After I objected to the late arrival fee my host agreed to wave it, but then sent me a series of confusing messages continuing to ask when I would be arriving (I had been clear in my message about the ETA of my flight) and telling me that if I was too late I would not be able to get in and would have to cancel the reservation. In the end I arrived after the time she threatened was too late but he assistant was still there waiting for me and it all worked out.

These problems boil down to a lack of standardization. Hotels offer a well vetted experience for travelers. They have an address and directions on their website. They have clear check in times with desk staff working all night (though as I mentioned in my Airbnb – the good post, for my Medellín Airbnb stay I got a very early check in assurance from my host that a hotel would not have offered).

Also, at hotels I often feel like I’m paying all sorts of extra taxes and fees on top of my lodging bill that I didn’t notice in the advertised price. And the Airbnb policy on this actually makes their fees much more transparent.

When the additional fee issue came up I searched around on the Airbnb site for policies on this. I couldn’t find anything so I reached out to their support team using the form on the site. I got a response back very quickly with a link to the policy which prohibits hosts from collecting fees that are not agreed to in advance and strongly discourages any payments outside the Airbnb system. He suggested that I could use the Airbnb Resolution Center to request a refund for the fee if I ended up paying it. This can be done up to 90 days after the check out. Overall I was very pleased with the Airbnb customer support.

Managing common areas in shared lodging

Another issue for peer-to-peer rentals, especially ones that are set up to accommodate multiple travelers without a host present, is the question of cleaning and common room supplies. In Medellín my host supplied toilet paper and other basics, and had a few necessities in the kitchen (as well as access to her kitchen downstairs for other supplies). In Cartagena the host did not provide toilet paper, dish soap, garbage bags, or really any disposable common area necessities.

I think this was a bad decision on the part of my Cartagena host. A good Airbnb should include at least the basics (which includes cooking oil and salt) so that people don’t need to buy everything just to get by for a few days. This is especially important if your guests are sharing the common area with other folks they don’t know.

With shared Airbnb flats there’s also the question of cleaning. While I wouldn’t expect any cleaning services at an apartment or house I’m renting for my exclusive use, I also don’t expect to clean up after other travelers in shared lodging. In a hostel this is a given: you share the bathroom and other common areas and the hostel has staff who do the cleaning. In peer-to-peer rentals this is left up to each host to decide what they want to do. In Medellín my host had people come in and clean every few days.

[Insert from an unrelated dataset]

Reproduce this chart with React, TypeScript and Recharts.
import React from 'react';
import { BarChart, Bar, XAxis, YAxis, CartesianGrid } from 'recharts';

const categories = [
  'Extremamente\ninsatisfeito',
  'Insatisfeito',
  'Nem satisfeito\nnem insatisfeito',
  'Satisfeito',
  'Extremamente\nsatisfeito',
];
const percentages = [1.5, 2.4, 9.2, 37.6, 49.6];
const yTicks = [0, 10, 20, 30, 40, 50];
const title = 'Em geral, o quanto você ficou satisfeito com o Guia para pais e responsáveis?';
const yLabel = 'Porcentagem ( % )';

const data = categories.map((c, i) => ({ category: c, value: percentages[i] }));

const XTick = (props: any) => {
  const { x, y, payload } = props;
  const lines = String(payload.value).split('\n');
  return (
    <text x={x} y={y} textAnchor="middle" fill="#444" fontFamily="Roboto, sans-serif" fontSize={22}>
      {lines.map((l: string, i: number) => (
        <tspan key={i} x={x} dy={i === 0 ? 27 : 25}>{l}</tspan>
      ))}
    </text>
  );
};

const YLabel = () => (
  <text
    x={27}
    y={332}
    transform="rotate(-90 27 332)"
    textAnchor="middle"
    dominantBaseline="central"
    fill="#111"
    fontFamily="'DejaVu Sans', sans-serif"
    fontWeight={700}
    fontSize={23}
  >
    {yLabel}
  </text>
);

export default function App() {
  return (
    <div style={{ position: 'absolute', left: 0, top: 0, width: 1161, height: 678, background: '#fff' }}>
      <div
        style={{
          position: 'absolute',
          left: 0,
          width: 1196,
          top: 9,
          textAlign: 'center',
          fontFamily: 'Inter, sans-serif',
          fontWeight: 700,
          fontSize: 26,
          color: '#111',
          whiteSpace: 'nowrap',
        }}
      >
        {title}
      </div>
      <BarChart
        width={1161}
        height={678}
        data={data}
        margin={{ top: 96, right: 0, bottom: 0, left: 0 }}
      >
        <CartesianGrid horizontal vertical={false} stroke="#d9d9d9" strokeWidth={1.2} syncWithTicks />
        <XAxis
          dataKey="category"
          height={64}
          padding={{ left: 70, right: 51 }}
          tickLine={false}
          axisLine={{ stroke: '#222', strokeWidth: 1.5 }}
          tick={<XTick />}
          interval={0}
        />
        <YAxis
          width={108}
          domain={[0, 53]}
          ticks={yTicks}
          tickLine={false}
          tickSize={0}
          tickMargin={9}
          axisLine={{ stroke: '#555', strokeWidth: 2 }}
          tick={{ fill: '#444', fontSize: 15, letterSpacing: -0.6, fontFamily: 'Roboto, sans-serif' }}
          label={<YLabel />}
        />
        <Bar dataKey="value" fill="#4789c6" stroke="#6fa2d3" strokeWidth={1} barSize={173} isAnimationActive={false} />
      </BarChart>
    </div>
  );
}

In Cartagena the host only cleaned after someone moved out. This is potentially a very unpleasant situation: if you are not the only one in the apartment you can’t control how clean or dirty the common areas get. And if your host doesn’t have those common areas regularly cleaned you are at the mercy of the cleanliness of your fellow boarders.

Lastly, if you are staying in rental lodging without a host there is no on-site host to help you with stuff, answer questions, and make suggestions, if you like that level of support. Concierge desks in hotels can be incredibly useful, as can the desk staff at hostels. For me this isn’t a requirement, but I got tremendous benefit from my Medellín host’s suggestions about things to do and see, so I consider it an added benefit. Of course you can always walk up to the concierge desk in any hotel and ask questions: they don’t ask for proof that you’re staying there.

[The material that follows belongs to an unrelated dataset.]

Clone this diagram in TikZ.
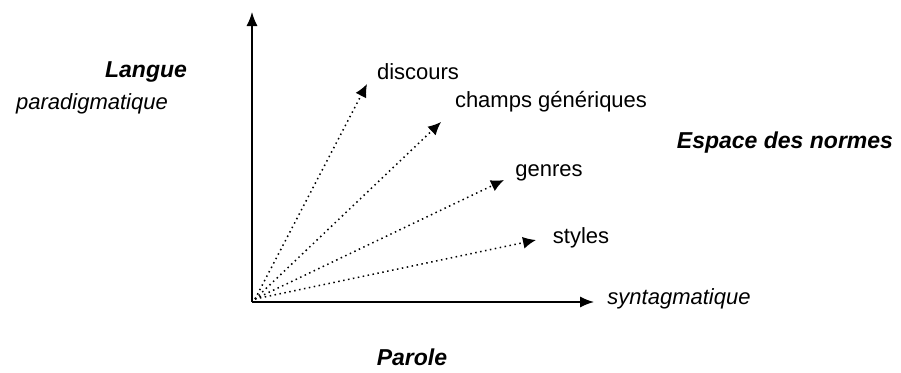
\documentclass[tikz,border=0pt]{standalone}
\usepackage{fontspec}
\setmainfont{Liberation Sans}
\usetikzlibrary{arrows.meta}

\tikzset{
  lbl/.style={inner sep=0pt, font=\fontsize{22}{24}\selectfont},
  axlbl/.style={lbl, font=\fontsize{22}{24}\selectfont\itshape},
  pole/.style={inner sep=0pt, font=\fontsize{23}{25}\selectfont\bfseries\itshape},
  axis/.style={line width=1.3pt, -{Latex[length=14pt,width=11pt]}},
  ray/.style={line width=1.5pt, dash pattern=on 1.5pt off 3.5pt, -{Latex[length=13pt,width=12pt]}}
}

\begin{document}
\begin{tikzpicture}[x=1pt,y=-1pt]
\useasboundingbox (0,0) rectangle (901,372);
% axes
\coordinate (O) at (252,302);
\coordinate (Ytop) at (252,12);
\coordinate (Xend) at (594,302);
\draw[axis] (O) -- (Ytop);
\draw[axis] (O) -- (Xend);

% dotted rays
\coordinate (S) at (255,299);
\coordinate (Tdisc) at (367,84);
\coordinate (Tchamps) at (441,122);
\coordinate (Tgenres) at (504,180);
\coordinate (Tstyles) at (536,240);
\draw[ray] (S) -- (Tdisc);
\draw[ray] (S) -- (Tchamps);
\draw[ray] (S) -- (Tgenres);
\draw[ray] (S) -- (Tstyles);

% labels
\node[lbl] (disc) at (418,72) {discours};
\node[lbl] (champs) at (551,102) {champs génériques};
\node[lbl] (genres) at (549,173) {genres};
\node[lbl] (styles) at (581,238) {styles};
\node[axlbl] (synt) at (679,299) {syntagmatique};
\node[axlbl] (para) at (92,104) {paradigmatique};

\node[pole] (langue) at (146,72) {Langue};
\node[pole] (espace) at (785,143) {Espace des normes};
\node[pole] (parole) at (412,357) {Parole};
\end{tikzpicture}
\end{document}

Airbnb or Hotel, how do you decide?

Hilton Cartagena

Hilton Cartagena

I’d sum up my experience in Colombia by mentioning that my friend and I stayed in a hotel for the few nights we were in Bogotá. It was significantly cheaper than Airbnb or hostels ($17 per night). We got a private room + bathroom, it was clean and the staff were very nice. However the space was quite small, we didn’t make any new friends, nor did we get any useful tourism suggestions from the staff, and we were unable to cook anything or even store perishables in our room.

I wouldn’t change any of the lodging decisions I made in Colombia. But for people expecting a hotel-type experience I’d suggest some caution with peer-to-peer rentals. Especially if the rental is shared with other people, you may want to ask about common area supplies and cleaning before booking.

1 Comment

  • I am going to Medellin for the first time. A spare of the moment trip. I have an airbnb apartment scheduled around el poblado area. It is a few blocks from hotel casa victoria. Would you happen to know if this is considered safe? Also I will be a lone traveler. What is the safest way to arrive from the airport?